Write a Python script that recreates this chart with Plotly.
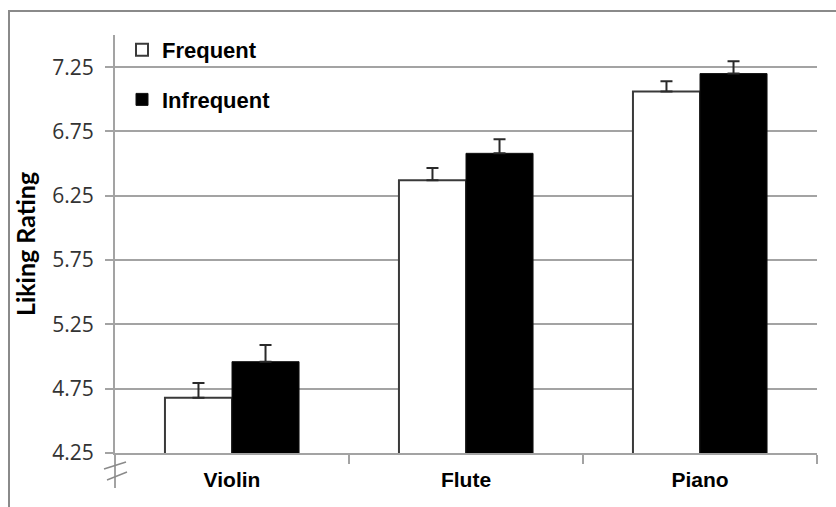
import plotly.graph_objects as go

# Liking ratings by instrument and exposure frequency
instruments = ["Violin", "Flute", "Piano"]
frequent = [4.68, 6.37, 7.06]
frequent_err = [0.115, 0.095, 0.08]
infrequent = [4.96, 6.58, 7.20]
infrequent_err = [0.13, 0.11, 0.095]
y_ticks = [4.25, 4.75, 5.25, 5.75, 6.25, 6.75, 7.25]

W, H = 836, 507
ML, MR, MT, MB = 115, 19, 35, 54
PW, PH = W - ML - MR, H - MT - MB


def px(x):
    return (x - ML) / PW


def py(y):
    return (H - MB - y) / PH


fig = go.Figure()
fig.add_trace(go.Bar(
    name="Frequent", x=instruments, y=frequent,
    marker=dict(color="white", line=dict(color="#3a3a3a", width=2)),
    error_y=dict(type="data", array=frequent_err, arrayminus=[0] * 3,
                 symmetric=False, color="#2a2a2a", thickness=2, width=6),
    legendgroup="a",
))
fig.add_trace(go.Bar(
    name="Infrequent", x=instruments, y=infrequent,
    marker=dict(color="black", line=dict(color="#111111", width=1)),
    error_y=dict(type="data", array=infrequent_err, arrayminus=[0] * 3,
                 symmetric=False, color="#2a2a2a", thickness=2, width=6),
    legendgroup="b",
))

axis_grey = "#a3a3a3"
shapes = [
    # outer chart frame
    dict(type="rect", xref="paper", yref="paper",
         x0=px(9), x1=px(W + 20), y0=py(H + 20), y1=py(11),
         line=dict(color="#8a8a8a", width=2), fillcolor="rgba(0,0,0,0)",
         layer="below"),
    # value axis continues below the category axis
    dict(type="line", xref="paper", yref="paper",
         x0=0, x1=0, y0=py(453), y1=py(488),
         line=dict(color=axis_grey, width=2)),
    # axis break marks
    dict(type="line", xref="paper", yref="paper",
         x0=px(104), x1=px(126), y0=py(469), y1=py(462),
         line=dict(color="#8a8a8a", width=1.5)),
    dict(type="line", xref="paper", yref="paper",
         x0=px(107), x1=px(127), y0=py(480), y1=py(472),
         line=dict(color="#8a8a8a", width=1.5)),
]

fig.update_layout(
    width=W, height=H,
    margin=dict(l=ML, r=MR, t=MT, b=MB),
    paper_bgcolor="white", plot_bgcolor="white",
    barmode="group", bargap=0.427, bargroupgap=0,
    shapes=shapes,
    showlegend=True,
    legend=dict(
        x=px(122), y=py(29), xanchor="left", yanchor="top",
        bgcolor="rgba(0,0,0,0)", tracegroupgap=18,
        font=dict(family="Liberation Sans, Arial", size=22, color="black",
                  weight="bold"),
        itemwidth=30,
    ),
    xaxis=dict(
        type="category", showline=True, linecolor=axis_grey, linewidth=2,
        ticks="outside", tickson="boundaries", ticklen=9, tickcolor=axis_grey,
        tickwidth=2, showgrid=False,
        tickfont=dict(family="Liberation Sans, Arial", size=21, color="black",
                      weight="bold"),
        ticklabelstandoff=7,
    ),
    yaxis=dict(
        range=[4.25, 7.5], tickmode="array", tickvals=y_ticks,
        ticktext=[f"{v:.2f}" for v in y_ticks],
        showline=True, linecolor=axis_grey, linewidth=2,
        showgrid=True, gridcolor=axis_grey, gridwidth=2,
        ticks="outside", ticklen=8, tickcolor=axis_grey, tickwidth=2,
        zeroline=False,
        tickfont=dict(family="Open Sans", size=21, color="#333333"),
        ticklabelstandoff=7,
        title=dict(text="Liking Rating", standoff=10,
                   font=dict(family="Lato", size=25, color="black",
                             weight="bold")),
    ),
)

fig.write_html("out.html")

++++++++++

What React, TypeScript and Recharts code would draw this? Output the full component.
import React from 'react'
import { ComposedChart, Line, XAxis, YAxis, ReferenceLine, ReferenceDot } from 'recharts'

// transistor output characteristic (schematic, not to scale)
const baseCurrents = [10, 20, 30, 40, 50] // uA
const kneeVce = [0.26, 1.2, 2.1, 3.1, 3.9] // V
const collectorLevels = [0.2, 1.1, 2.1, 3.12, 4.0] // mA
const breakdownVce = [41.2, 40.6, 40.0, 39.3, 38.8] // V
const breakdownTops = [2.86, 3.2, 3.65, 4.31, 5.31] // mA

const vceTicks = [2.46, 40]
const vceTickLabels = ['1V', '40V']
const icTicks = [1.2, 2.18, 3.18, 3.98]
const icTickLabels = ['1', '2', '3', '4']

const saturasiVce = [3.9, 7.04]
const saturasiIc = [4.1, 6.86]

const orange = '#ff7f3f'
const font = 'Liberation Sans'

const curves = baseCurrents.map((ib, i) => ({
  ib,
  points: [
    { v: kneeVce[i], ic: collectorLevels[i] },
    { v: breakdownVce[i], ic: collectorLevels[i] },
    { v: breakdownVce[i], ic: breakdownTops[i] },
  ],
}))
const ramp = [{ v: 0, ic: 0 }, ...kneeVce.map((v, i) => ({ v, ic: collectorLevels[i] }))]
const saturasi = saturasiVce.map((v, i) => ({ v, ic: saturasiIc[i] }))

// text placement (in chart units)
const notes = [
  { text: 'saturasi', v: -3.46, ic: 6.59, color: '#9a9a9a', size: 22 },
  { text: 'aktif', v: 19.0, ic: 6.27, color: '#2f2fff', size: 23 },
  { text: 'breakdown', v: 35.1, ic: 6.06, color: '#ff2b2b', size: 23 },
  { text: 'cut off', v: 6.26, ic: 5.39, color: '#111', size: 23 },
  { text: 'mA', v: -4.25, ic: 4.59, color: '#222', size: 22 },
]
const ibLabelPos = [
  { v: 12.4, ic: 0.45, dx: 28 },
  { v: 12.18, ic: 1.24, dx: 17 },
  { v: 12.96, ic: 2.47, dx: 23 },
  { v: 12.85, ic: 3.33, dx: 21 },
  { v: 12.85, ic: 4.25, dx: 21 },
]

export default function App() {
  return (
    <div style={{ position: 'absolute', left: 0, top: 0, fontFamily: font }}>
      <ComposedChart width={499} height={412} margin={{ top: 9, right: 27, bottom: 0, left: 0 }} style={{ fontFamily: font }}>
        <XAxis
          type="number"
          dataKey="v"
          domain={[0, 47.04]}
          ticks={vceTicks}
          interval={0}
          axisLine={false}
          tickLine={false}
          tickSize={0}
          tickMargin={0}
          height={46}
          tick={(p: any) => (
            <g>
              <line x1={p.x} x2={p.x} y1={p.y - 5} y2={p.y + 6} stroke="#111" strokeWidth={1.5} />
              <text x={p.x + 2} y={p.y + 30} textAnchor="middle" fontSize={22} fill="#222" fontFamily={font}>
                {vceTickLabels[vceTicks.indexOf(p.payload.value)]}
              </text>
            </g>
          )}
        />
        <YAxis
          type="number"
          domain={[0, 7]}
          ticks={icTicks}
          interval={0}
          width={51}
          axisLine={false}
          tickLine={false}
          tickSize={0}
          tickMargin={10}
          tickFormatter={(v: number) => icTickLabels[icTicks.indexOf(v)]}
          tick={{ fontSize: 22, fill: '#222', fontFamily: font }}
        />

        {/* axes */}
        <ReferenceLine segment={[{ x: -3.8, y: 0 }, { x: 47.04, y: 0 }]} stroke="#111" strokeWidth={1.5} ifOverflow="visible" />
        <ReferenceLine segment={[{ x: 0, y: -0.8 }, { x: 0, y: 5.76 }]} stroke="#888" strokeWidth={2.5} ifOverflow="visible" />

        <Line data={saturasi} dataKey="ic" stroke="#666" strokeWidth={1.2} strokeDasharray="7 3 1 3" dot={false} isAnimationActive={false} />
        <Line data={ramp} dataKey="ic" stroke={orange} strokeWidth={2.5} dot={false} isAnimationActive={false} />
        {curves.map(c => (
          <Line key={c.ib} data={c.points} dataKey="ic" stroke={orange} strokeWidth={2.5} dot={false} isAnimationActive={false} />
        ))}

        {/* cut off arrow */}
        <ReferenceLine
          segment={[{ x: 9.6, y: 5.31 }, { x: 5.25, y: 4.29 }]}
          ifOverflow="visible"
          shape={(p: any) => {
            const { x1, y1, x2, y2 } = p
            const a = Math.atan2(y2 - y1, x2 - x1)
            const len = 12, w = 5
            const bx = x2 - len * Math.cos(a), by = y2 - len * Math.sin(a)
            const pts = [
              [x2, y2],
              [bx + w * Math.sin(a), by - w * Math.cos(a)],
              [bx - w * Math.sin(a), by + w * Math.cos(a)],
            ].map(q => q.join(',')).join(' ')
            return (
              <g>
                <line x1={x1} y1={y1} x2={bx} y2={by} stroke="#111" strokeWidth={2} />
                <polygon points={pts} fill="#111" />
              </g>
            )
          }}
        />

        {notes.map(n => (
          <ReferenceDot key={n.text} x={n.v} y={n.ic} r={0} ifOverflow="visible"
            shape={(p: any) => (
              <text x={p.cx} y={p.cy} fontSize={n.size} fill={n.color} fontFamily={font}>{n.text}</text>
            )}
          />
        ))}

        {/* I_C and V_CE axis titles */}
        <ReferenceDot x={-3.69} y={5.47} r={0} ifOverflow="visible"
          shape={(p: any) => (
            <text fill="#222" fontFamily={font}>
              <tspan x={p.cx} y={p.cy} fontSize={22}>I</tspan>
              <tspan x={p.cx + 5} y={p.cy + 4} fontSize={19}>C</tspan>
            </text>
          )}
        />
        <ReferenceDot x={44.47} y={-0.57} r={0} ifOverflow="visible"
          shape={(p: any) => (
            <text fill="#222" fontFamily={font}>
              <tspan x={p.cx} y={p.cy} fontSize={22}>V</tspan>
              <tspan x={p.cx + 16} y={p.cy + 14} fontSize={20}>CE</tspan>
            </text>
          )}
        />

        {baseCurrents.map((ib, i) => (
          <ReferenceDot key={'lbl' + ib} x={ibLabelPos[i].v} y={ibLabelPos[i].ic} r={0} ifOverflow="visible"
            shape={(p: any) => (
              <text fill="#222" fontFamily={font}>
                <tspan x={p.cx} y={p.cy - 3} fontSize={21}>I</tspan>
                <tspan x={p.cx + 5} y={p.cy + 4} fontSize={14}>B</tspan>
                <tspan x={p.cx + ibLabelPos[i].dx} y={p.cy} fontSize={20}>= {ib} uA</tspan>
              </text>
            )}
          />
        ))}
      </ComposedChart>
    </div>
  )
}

++++++++++

§ What is required:
Please print exactly, and only, the lines from the line with "What React, TypeScript" to the line with "const font = 'Liberation Sans'", both included.

§ Exercise output:
What React, TypeScript and Recharts code would draw this? Output the full component.
import React from 'react'
import { ComposedChart, Line, XAxis, YAxis, ReferenceLine, ReferenceDot } from 'recharts'

// transistor output characteristic (schematic, not to scale)
const baseCurrents = [10, 20, 30, 40, 50] // uA
const kneeVce = [0.26, 1.2, 2.1, 3.1, 3.9] // V
const collectorLevels = [0.2, 1.1, 2.1, 3.12, 4.0] // mA
const breakdownVce = [41.2, 40.6, 40.0, 39.3, 38.8] // V
const breakdownTops = [2.86, 3.2, 3.65, 4.31, 5.31] // mA

const vceTicks = [2.46, 40]
const vceTickLabels = ['1V', '40V']
const icTicks = [1.2, 2.18, 3.18, 3.98]
const icTickLabels = ['1', '2', '3', '4']

const saturasiVce = [3.9, 7.04]
const saturasiIc = [4.1, 6.86]

const orange = '#ff7f3f'
const font = 'Liberation Sans'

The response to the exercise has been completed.